• **Records for processing**:

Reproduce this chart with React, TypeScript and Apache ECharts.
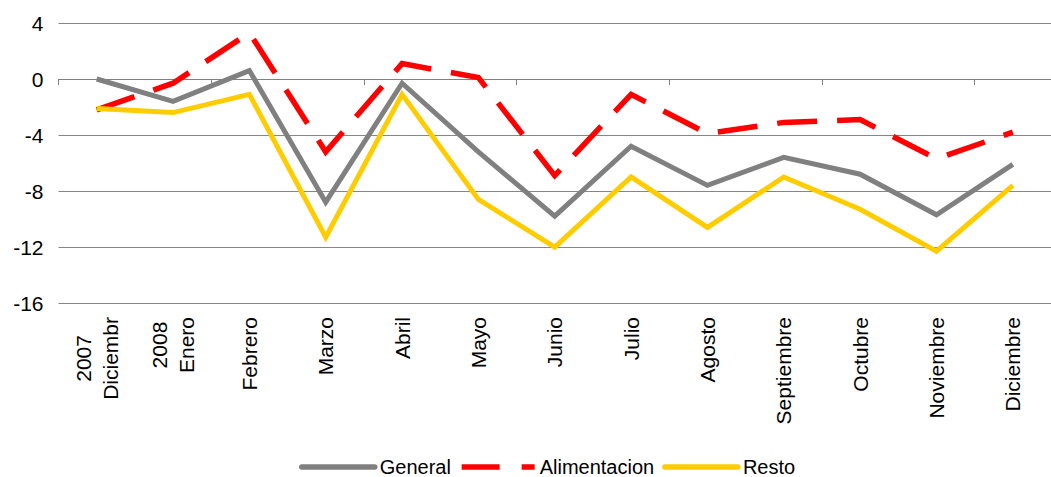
import React, { useEffect, useRef } from "react";
import * as echarts from "echarts";

const categories = [
  "2007\nDiciembr",
  "2008\nEnero",
  "Febrero",
  "Marzo",
  "Abril",
  "Mayo",
  "Junio",
  "Julio",
  "Agosto",
  "Septiembre",
  "Octubre",
  "Noviembre",
  "Diciembre",
];

const general = [0, -1.6, 0.6, -8.8, -0.3, -5.2, -9.8, -4.8, -7.6, -5.6, -6.8, -9.7, -6.1];
const alimentacion = [-2.2, -0.3, 3.3, -5.2, 1.1, 0.1, -6.9, -1.1, -3.9, -3.1, -2.9, -5.7, -3.8];
const resto = [-2.1, -2.4, -1.1, -11.3, -1.1, -8.6, -12.0, -7.0, -10.6, -7.0, -9.3, -12.3, -7.6];

const yTicks = { min: -16, max: 4, interval: 4 };

const FONT = "'Liberation Sans', Arial, sans-serif";
const AXIS_FS = 21;

function measure(text: string): number {
  const c = document.createElement("canvas");
  const ctx = c.getContext("2d");
  if (!ctx) return text.length * AXIS_FS * 0.55;
  ctx.font = `${AXIS_FS}px ${FONT}`;
  return ctx.measureText(text).width;
}

export default function App() {
  const ref = useRef<HTMLDivElement>(null);

  useEffect(() => {
    if (!ref.current) return;
    const chart = echarts.init(ref.current, null, { renderer: "svg" });

    const rich: Record<string, any> = {};
    categories.forEach((c, i) => {
      const parts = c.split("\n");
      if (parts.length > 1) {
        const w0 = measure(parts[0]);
        const w1 = measure(parts[1]);
        const pad = Math.max(0, (w1 - w0) / 2);
        rich["a" + i] = { padding: [0, pad, 0, 0], fontSize: AXIS_FS, fontFamily: FONT, color: "#000", lineHeight: 27 };
        rich["b" + i] = { fontSize: AXIS_FS, fontFamily: FONT, color: "#000", lineHeight: 27 };
      }
    });

    const hiddenSymbol = { opacity: 0, borderWidth: 0 };

    chart.setOption({
      animation: false,
      backgroundColor: "#ffffff",
      grid: { left: 58.5, right: -12.5, top: 23, bottom: 174, containLabel: false },
      legend: {
        left: 294,
        top: 452,
        itemWidth: 73,
        itemHeight: 12,
        itemGap: 8,
        textStyle: { fontSize: 20, fontFamily: FONT, color: "#000", lineHeight: 18 },
        data: [
          { name: "General", itemStyle: hiddenSymbol, lineStyle: { width: 5.5, cap: "round", color: "#808080" } },
          { name: "Alimentacion", itemStyle: hiddenSymbol, lineStyle: { width: 5.5, type: [38, 22], cap: "butt", color: "#ff0000" } },
          { name: "Resto", itemStyle: hiddenSymbol, lineStyle: { width: 5.5, cap: "round", color: "#ffcc00" } },
        ],
      },
      xAxis: [
        {
          type: "category",
          data: categories,
          position: "bottom",
          boundaryGap: true,
          axisLine: { show: false, onZero: false },
          axisTick: { show: false },
          splitLine: { show: false },
          axisLabel: {
            interval: 0,
            rotate: 90,
            margin: 14,
            fontSize: AXIS_FS,
            fontFamily: FONT,
            color: "#000",
            lineHeight: 27,
            formatter: (v: string, i: number) => {
              const parts = v.split("\n");
              if (parts.length > 1) return `{a${i}|${parts[0]}}\n{b${i}|${parts[1]}}`;
              return v;
            },
            rich,
          },
        },
        {
          type: "category",
          data: categories,
          position: "bottom",
          boundaryGap: true,
          axisLine: { show: true, onZero: true, lineStyle: { color: "#808080", width: 1 } },
          axisTick: { show: true, length: 6, lineStyle: { color: "#808080", width: 1 } },
          axisLabel: { show: false },
          splitLine: { show: false },
        },
      ],
      yAxis: {
        type: "value",
        min: yTicks.min,
        max: yTicks.max,
        interval: yTicks.interval,
        axisLine: { show: false },
        axisTick: { show: false },
        axisLabel: { fontSize: AXIS_FS, fontFamily: FONT, color: "#000", margin: 15 },
        splitLine: { show: true, lineStyle: { color: "#868686", width: 1 } },
      },
      series: [
        {
          name: "General",
          type: "line",
          xAxisIndex: 0,
          data: general,
          symbol: "none",
          color: "#808080",
          lineStyle: { color: "#808080", width: 5, join: "miter" },
        },
        {
          name: "Alimentacion",
          type: "line",
          xAxisIndex: 0,
          data: alimentacion,
          symbol: "none",
          color: "#ff0000",
          lineStyle: { color: "#ff0000", width: 5.5, type: [40, 20], cap: "butt", join: "miter" },
        },
        {
          name: "Resto",
          type: "line",
          xAxisIndex: 0,
          data: resto,
          symbol: "none",
          color: "#ffcc00",
          lineStyle: { color: "#ffcc00", width: 5, join: "miter" },
        },
      ],
    });

    return () => chart.dispose();
  }, []);

  return (
    <div
      ref={ref}
      style={{ position: "absolute", left: 0, top: 0, width: 1051, height: 477, overflow: "hidden" }}
    />
  );
}
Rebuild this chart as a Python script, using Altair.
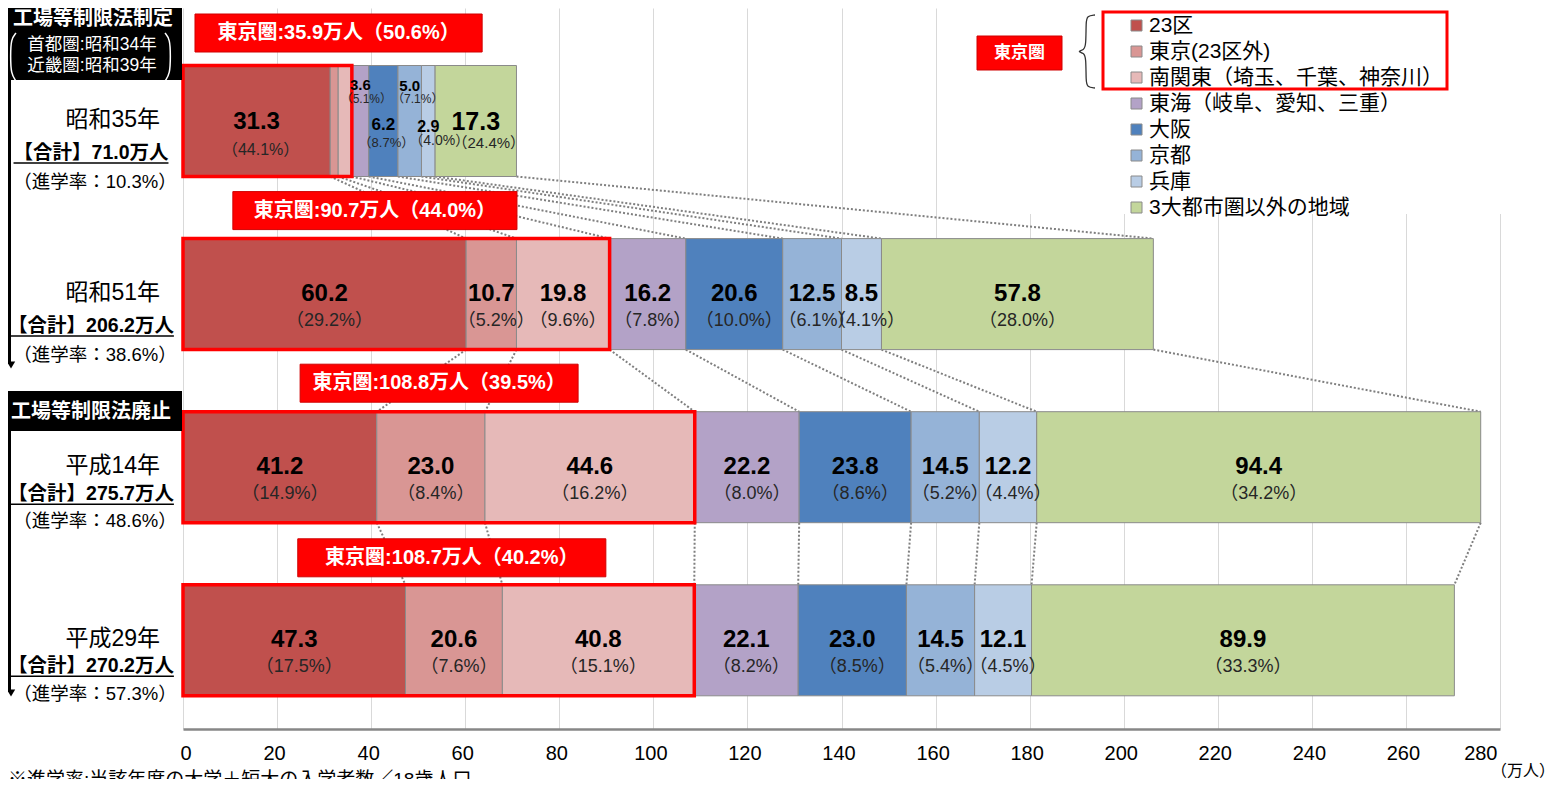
import altair as alt
import pandas as pd

# ---------------- data ----------------
regions = ["23区", "東京(23区外)", "南関東（埼玉、千葉、神奈川）", "東海（岐阜、愛知、三重）",
           "大阪", "京都", "兵庫", "3大都市圏以外の地域"]
colors = ["#C0504D", "#D99694", "#E6B9B8", "#B3A2C7", "#4F81BD", "#95B3D7", "#B9CDE5", "#C3D69B"]

years = ["昭和35年", "昭和51年", "平成14年", "平成29年"]
totals = [71.0, 206.2, 275.7, 270.2]
rates = [10.3, 38.6, 48.6, 57.3]
tokyo_totals = [35.9, 90.7, 108.8, 108.7]
tokyo_shares = [50.6, 44.0, 39.5, 40.2]

values_s35 = [31.3, 1.7, 2.9, 3.6, 6.2, 5.0, 2.9, 17.3]
values_s51 = [60.2, 10.7, 19.8, 16.2, 20.6, 12.5, 8.5, 57.8]
values_h14 = [41.2, 23.0, 44.6, 22.2, 23.8, 14.5, 12.2, 94.4]
values_h29 = [47.3, 20.6, 40.8, 22.1, 23.0, 14.5, 12.1, 89.9]

shares_s35 = [44.1, None, None, 5.1, 8.7, 7.1, 4.0, 24.4]
shares_s51 = [29.2, 5.2, 9.6, 7.8, 10.0, 6.1, 4.1, 28.0]
shares_h14 = [14.9, 8.4, 16.2, 8.0, 8.6, 5.2, 4.4, 34.2]
shares_h29 = [17.5, 7.6, 15.1, 8.2, 8.5, 5.4, 4.5, 33.3]

x_ticks = list(range(0, 281, 20))
footnote = "※進学率:当該年度の大学＋短大の入学者数／18歳人口"

all_values = [values_s35, values_s51, values_h14, values_h29]
all_shares = [shares_s35, shares_s51, shares_h14, shares_h29]

# ---------------- layout / style ----------------
FONT = "'Liberation Sans', 'Noto Sans CJK JP'"
W, H = 1317, 721
PXU = W / 280.0
ROW_STEP = 173.1
FIRST_ROW_PX = 113
Y_DOM = [-FIRST_ROW_PX / ROW_STEP, (H - FIRST_ROW_PX) / ROW_STEP]
HALF = 55.5 / ROW_STEP


def yrow(r, dpx=0.0):
    return r + dpx / ROW_STEP


def ypx(p):
    return Y_DOM[0] + p / ROW_STEP


def xpx(p):
    return p / PXU


xs = alt.Scale(domain=[0, 280], nice=False, zero=False)
ys = alt.Scale(domain=Y_DOM, reverse=True, nice=False, zero=False)
XAXIS = alt.Axis(values=x_ticks, format="d", title=None, grid=True, gridColor="#d9d9d9",
                 gridWidth=1, domain=True, domainColor="#878787", domainWidth=2.5,
                 ticks=False, labelFontSize=20, labelFont=FONT, labelColor="#000",
                 labelPadding=14, labelOffset=-3)

# label style: (value size, value dy, pct size, pct dy, pct dx)
DEFAULT_STYLE = (24, 0, 18, 27, 5)
ROW0_STYLE = {0: (24, 1, 16, 29, 4), 3: (15, -36, 12, -22, 6), 4: (17, 4, 13, 22, 3),
              5: (15, -35, 12, -22, 8), 6: (16, 6, 14, 20, 11), 7: (25, 1, 15, 22, 13)}
TK_BOX_X = [(2.55, 63.6), (10.6, 71.0), (24.9, 84.0), (24.4, 89.9)]
TK_BOX_DY = [-88, -83.5, -84, -82.5]
LEFT_DY_TOTAL = [32, 32, 27, 26]
LEFT_DY_RATE = [61, 61, 54, 54]

# ---------------- tables ----------------
bar_rows, val_rows, pct_rows = [], [], []
cum_ends = []
for r, (vals, shs) in enumerate(zip(all_values, all_shares)):
    c = 0.0
    ends = []
    for k, (v, s) in enumerate(zip(vals, shs)):
        x0, x1 = c, c + v
        c = x1
        ends.append(x1)
        bar_rows.append(dict(region=regions[k], x0=x0, x1=x1, y0=yrow(r) - HALF, y1=yrow(r) + HALF))
        if s is None:
            continue
        st = ROW0_STYLE.get(k, DEFAULT_STYLE) if r == 0 else DEFAULT_STYLE
        xc = (x0 + x1) / 2
        val_rows.append(dict(x=xc, y=yrow(r, st[1]), t=f"{v:.1f}", s=st[0]))
        pct_rows.append(dict(x=xc + xpx(st[4]), y=yrow(r, st[3]), t=f"（{s:.1f}%）", s=st[2]))
    cum_ends.append(ends)

bars_df = pd.DataFrame(bar_rows)
val_df = pd.DataFrame(val_rows)
pct_df = pd.DataFrame(pct_rows)

conn_rows = []
for r in range(3):
    for k in range(8):
        conn_rows.append(dict(xa=cum_ends[r][k], xb=cum_ends[r + 1][k],
                              ya=yrow(r) + HALF, yb=yrow(r + 1) - HALF))
conn_df = pd.DataFrame(conn_rows)

tk_df = pd.DataFrame([dict(x0=0, x1=t, y0=yrow(r) - HALF, y1=yrow(r) + HALF)
                      for r, t in enumerate(tokyo_totals)])
tkbox_df = pd.DataFrame([dict(x0=TK_BOX_X[r][0], x1=TK_BOX_X[r][1],
                              xc=(TK_BOX_X[r][0] + TK_BOX_X[r][1]) / 2,
                              y0=yrow(r, TK_BOX_DY[r] - 19), y1=yrow(r, TK_BOX_DY[r] + 19),
                              yc=yrow(r, TK_BOX_DY[r]),
                              t=f"東京圏:{tokyo_totals[r]:.1f}万人（{tokyo_shares[r]:.1f}%）")
                         for r in range(4)])


def text_width(s, fs):
    w = 0.0
    for ch in s:
        if ch.isdigit():
            w += 0.556 * fs
        elif ch == ".":
            w += 0.278 * fs
        else:
            w += fs
    return w


left_rows = []
for r in range(4):
    tot = f"【合計】{totals[r]:.1f}万人"
    hw = text_width(tot, 19.5) / 2
    left_rows.append(dict(yy=yrow(r, -1), yt=yrow(r, LEFT_DY_TOTAL[r]),
                          yr=yrow(r, LEFT_DY_RATE[r]), yu=yrow(r, LEFT_DY_TOTAL[r] + 10),
                          year=years[r], total=tot, rate=f"（進学率：{rates[r]:.1f}%）",
                          ux0=xpx(-92 - hw), ux1=xpx(-92 + hw)))
left_df = pd.DataFrame(left_rows)

# decorative curves (pixel shapes converted to data units)
brace_px = [(912, 7), (904, 8), (903, 14), (903, 37), (901, 42), (894, 43.5),
            (901, 45), (903, 50), (903, 73), (904, 79), (912, 80)]
brace_df = pd.DataFrame([dict(i=i, x=xpx(p[0]), y=ypx(p[1])) for i, p in enumerate(brace_px)])
bracket_px = {"l": [(-167, 25), (-172, 31), (-172.5, 48), (-172, 66), (-167, 73)],
              "r": [(-18, 25), (-13, 31), (-12.5, 48), (-13, 66), (-18, 73)]}
bracket_df = pd.DataFrame([dict(g=g, i=i, x=xpx(p[0]), y=ypx(p[1]))
                           for g, pts in bracket_px.items() for i, p in enumerate(pts)])


def X(f):
    return alt.X(f, type="quantitative", scale=xs, axis=XAXIS)


def Y(f):
    return alt.Y(f, type="quantitative", scale=ys, axis=None)


# ---------------- layers ----------------
one = pd.DataFrame({"a": [0]})

legend_bg = alt.Chart(one).mark_rect(color="white").encode(
    x=alt.value(777), x2=alt.value(1369), y=alt.value(0), y2=alt.value(206))

connectors = alt.Chart(conn_df).mark_rule(color="#7f7f7f", strokeWidth=2, strokeDash=[2, 2]).encode(
    x=X("xa"), x2="xb", y=Y("ya"), y2="yb")

bars = alt.Chart(bars_df).mark_rect(stroke="#8a8a8a", strokeWidth=1).encode(
    x=X("x0"), x2="x1:Q",
    y=Y("y0"), y2="y1:Q",
    color=alt.Color("region:N", scale=alt.Scale(domain=regions, range=colors),
                    legend=alt.Legend(orient="none", legendX=943, legendY=7, title=None,
                                      symbolType="square", symbolSize=121,
                                      symbolStrokeColor="#8a8a8a", symbolStrokeWidth=1,
                                      labelFontSize=21, labelFont=FONT, labelColor="#000",
                                      labelLimit=0, rowPadding=4, labelOffset=2, padding=0)),
)

tk_outline = alt.Chart(tk_df).mark_rect(fillOpacity=0, stroke="#FF0000", strokeWidth=3.5).encode(
    x=X("x0"), x2="x1", y=Y("y0"), y2="y1")

tk_boxes = alt.Chart(tkbox_df).mark_rect(color="#FF0000", stroke="#D00000", strokeWidth=1).encode(
    x=X("x0"), x2="x1", y=Y("y0"), y2="y1")
tk_text = alt.Chart(tkbox_df).mark_text(color="white", fontWeight="bold", fontSize=20, font=FONT,
                                        baseline="middle").encode(x=X("xc"), y=Y("yc"), text="t:N")

val_text = alt.Chart(val_df).mark_text(color="#000", fontWeight="bold", font="Liberation Sans",
                                       baseline="middle").encode(
    x=X("x"), y=Y("y"), text="t:N", size=alt.Size("s:Q", scale=None, legend=None))
pct_text = alt.Chart(pct_df).mark_text(color="#262626", font=FONT, baseline="middle").encode(
    x=X("x"), y=Y("y"), text="t:N", size=alt.Size("s:Q", scale=None, legend=None))

# left panel
panel_top = alt.Chart(one).mark_rect(color="black").encode(
    x=alt.value(-175), x2=alt.value(-1), y=alt.value(0), y2=alt.value(72))
panel_top_title = alt.Chart(one).mark_text(text="工場等制限法制定", color="white", fontWeight="bold",
                                           fontSize=20, font=FONT, baseline="middle").encode(
    x=alt.value(-90), y=alt.value(11))
panel_top_l1 = alt.Chart(one).mark_text(text="首都圏:昭和34年", color="white", fontSize=17.5, font=FONT,
                                        baseline="middle").encode(x=alt.value(-91), y=alt.value(37))
panel_top_l2 = alt.Chart(one).mark_text(text="近畿圏:昭和39年", color="white", fontSize=17.5, font=FONT,
                                        baseline="middle").encode(x=alt.value(-91), y=alt.value(58))
brackets = alt.Chart(bracket_df).mark_line(color="white", strokeWidth=1.5, interpolate="basis").encode(
    x=X("x"), y=Y("y"), detail="g:N", order="i:Q")
panel_mid = alt.Chart(one).mark_rect(color="black").encode(
    x=alt.value(-175), x2=alt.value(-1), y=alt.value(383), y2=alt.value(423))
panel_mid_title = alt.Chart(one).mark_text(text="工場等制限法廃止", color="white", fontWeight="bold",
                                           fontSize=20, font=FONT, baseline="middle").encode(
    x=alt.value(-92), y=alt.value(404))
arrow1 = alt.Chart(one).mark_rule(color="black", strokeWidth=3).encode(
    x=alt.value(-173.5), y=alt.value(70), y2=alt.value(356))
arrow2 = alt.Chart(one).mark_rule(color="black", strokeWidth=3).encode(
    x=alt.value(-173.5), y=alt.value(420), y2=alt.value(683))
head1 = alt.Chart(one).mark_point(shape="triangle-down", filled=True, color="black", size=70,
                                  opacity=1).encode(x=alt.value(-172), y=alt.value(357))
head2 = alt.Chart(one).mark_point(shape="triangle-down", filled=True, color="black", size=70,
                                  opacity=1).encode(x=alt.value(-172), y=alt.value(685))

year_text = alt.Chart(left_df).mark_text(align="right", baseline="middle", fontSize=23, font=FONT,
                                         color="#000").encode(x=alt.value(-23), y=Y("yy"), text="year:N")
total_text = alt.Chart(left_df).mark_text(align="center", baseline="middle", fontSize=19.5,
                                          fontWeight="bold", font=FONT, color="#000").encode(
    x=alt.value(-92), y=Y("yt"), text="total:N")
underline = alt.Chart(left_df).mark_rule(color="#000", strokeWidth=1.5).encode(
    x=X("ux0"), x2="ux1", y=Y("yu"))
rate_text = alt.Chart(left_df).mark_text(align="center", baseline="middle", fontSize=18.5, font=FONT,
                                         color="#000").encode(x=alt.value(-88), y=Y("yr"), text="rate:N")

# legend decorations
legend_box = alt.Chart(one).mark_rect(fillOpacity=0, stroke="#FF0000", strokeWidth=3).encode(
    x=alt.value(920), x2=alt.value(1264), y=alt.value(4), y2=alt.value(81))
tk_label_box = alt.Chart(one).mark_rect(color="#FF0000", stroke="#D00000", strokeWidth=1).encode(
    x=alt.value(794), x2=alt.value(879), y=alt.value(28), y2=alt.value(62))
tk_label = alt.Chart(one).mark_text(text="東京圏", color="white", fontWeight="bold", fontSize=17,
                                    font=FONT, baseline="middle").encode(x=alt.value(836.5), y=alt.value(45))
brace = alt.Chart(brace_df).mark_line(color="#333333", strokeWidth=1.3, interpolate="basis").encode(
    x=X("x"), y=Y("y"), order="i:Q")

unit_text = alt.Chart(one).mark_text(text="（万人）", fontSize=16, font=FONT, color="#000",
                                     baseline="middle").encode(x=alt.value(1340), y=alt.value(763))
foot_text = alt.Chart(one).mark_text(text=footnote, fontSize=19, font=FONT, color="#000",
                                     align="left", baseline="top").encode(x=alt.value(-175), y=alt.value(763))

chart = alt.layer(
    legend_bg, connectors, bars, tk_outline, tk_boxes, tk_text, val_text, pct_text,
    panel_top, panel_top_title, panel_top_l1, panel_top_l2, brackets,
    panel_mid, panel_mid_title, arrow1, arrow2, head1, head2,
    year_text, total_text, underline, rate_text,
    legend_box, tk_label_box, tk_label, brace, unit_text, foot_text,
).properties(
    width=W, height=H,
    autosize=alt.AutoSizeParams(type="none"),
    padding={"left": 175, "top": 0, "right": 52, "bottom": 50},
).configure_view(stroke=None)

chart.save("out.html", embed_options={"renderer": "svg", "actions": False})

• **Work required**:
Exactly reproduce the run of lines from the start of the listing through the line with "const AXIS_FS = 21;", inclusive; pictures are not copied.

• **Exercise result**:
Reproduce this chart with React, TypeScript and Apache ECharts.
import React, { useEffect, useRef } from "react";
import * as echarts from "echarts";

const categories = [
  "2007\nDiciembr",
  "2008\nEnero",
  "Febrero",
  "Marzo",
  "Abril",
  "Mayo",
  "Junio",
  "Julio",
  "Agosto",
  "Septiembre",
  "Octubre",
  "Noviembre",
  "Diciembre",
];

const general = [0, -1.6, 0.6, -8.8, -0.3, -5.2, -9.8, -4.8, -7.6, -5.6, -6.8, -9.7, -6.1];
const alimentacion = [-2.2, -0.3, 3.3, -5.2, 1.1, 0.1, -6.9, -1.1, -3.9, -3.1, -2.9, -5.7, -3.8];
const resto = [-2.1, -2.4, -1.1, -11.3, -1.1, -8.6, -12.0, -7.0, -10.6, -7.0, -9.3, -12.3, -7.6];

const yTicks = { min: -16, max: 4, interval: 4 };

const FONT = "'Liberation Sans', Arial, sans-serif";
const AXIS_FS = 21;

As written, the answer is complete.